The blogging prompt this week is about questioning. There were many different prompts and I decided on the following:
You’re planning a lesson and you try to come up with super good question to ask to get kids to think about something. What is that question? Why did you phrase it the way you did? Why do you think it will prompt discussion/thinking?
This week my S3 class have been looking calculating arc length and area of a sector of a circle. The class have previous knowledge about circumference and area of a circle.
My introductory question was:
A slice of pizza is cut from an 12 inch pizza. The angle at the centre is 25°.
What is the area of pizza eaten?
What is the length of the crust around the slice of pizza?
This led to a discussion about what fraction of the pizza was eaten and how we could use the area and circumference of a whole circle to solve the problem.

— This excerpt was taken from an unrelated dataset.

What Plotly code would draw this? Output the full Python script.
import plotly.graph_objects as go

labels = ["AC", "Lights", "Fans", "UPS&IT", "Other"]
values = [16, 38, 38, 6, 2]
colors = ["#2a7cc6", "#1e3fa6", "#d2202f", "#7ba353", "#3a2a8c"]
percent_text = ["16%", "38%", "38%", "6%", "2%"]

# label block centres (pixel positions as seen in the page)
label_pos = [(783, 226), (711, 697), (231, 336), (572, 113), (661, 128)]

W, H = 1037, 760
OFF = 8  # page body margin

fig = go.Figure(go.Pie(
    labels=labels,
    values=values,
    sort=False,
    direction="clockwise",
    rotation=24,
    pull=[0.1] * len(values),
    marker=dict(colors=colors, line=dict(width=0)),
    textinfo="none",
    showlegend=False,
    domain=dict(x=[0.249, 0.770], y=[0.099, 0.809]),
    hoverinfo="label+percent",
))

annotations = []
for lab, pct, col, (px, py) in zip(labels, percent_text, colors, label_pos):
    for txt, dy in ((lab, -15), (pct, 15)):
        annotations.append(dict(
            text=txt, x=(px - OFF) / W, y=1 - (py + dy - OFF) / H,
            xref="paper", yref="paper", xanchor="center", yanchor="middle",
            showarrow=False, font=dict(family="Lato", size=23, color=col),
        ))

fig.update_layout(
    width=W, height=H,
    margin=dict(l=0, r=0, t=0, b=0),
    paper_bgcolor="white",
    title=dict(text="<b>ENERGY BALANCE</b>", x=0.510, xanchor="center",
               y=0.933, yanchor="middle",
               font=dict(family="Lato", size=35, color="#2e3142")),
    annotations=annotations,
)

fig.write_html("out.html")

The class made a note about how to calculate the arc length and sector area. My options at this point were to give out an exercise on calculating arc length and sector area – but I know that this will quickly get repetitive for the class. So I decided to go for writing three questions on the board – one easy, one medium and one hard. Here they are:
- Calculate the arc length and area of a sector with radius 15cm and centre angle 145°.

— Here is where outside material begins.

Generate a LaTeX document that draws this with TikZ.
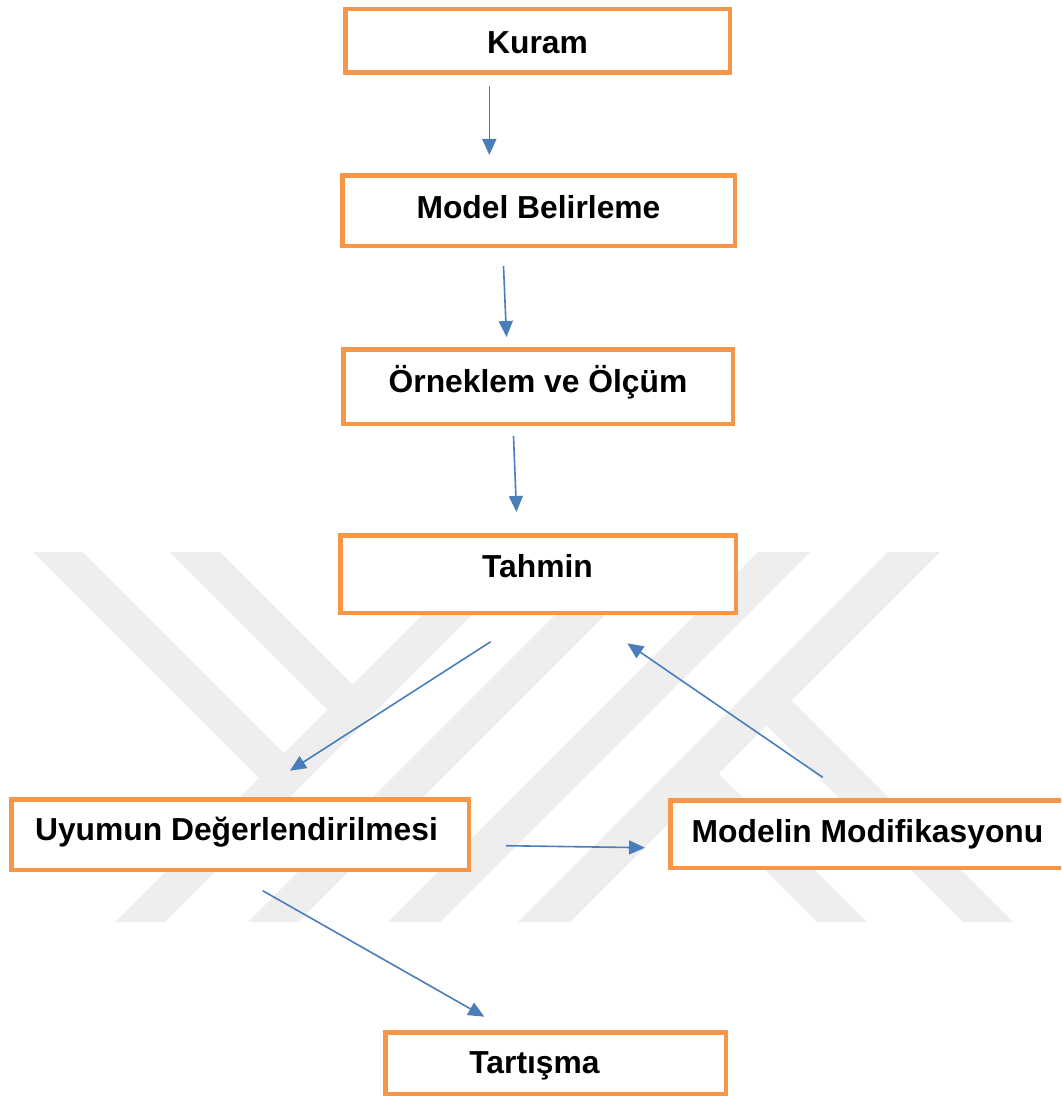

- Design a sector which has an area of 100cm².
- Design a sector which has the same area and arc length. How many different solutions are there and why?
I like this structure of questioning as it allows all the pupils to work at their own pace, doesn’t give too much repetitive practice and moves pupils onto problem solving quickly.
At first, some pupils didn’t understand how to tackle question 2 – I pointed them to the Problem Solving strategies on my wall – Guess and Check. I was really pleased with the strategies then used – adjusting radius and/or angle depending on the answer.
Not all of the class got to question 3 by the end of the lesson. But, those who did came up with some good responses.
Some tried Guess and Check again until they came up with the answer of 2. Another pupil realised that the angle didn’t matter and that the square of the radius had to be the same as the diameter – so 2 was the only option. One group decided that zero was a valid answer – some debate if a sector with radius zero would actually exist!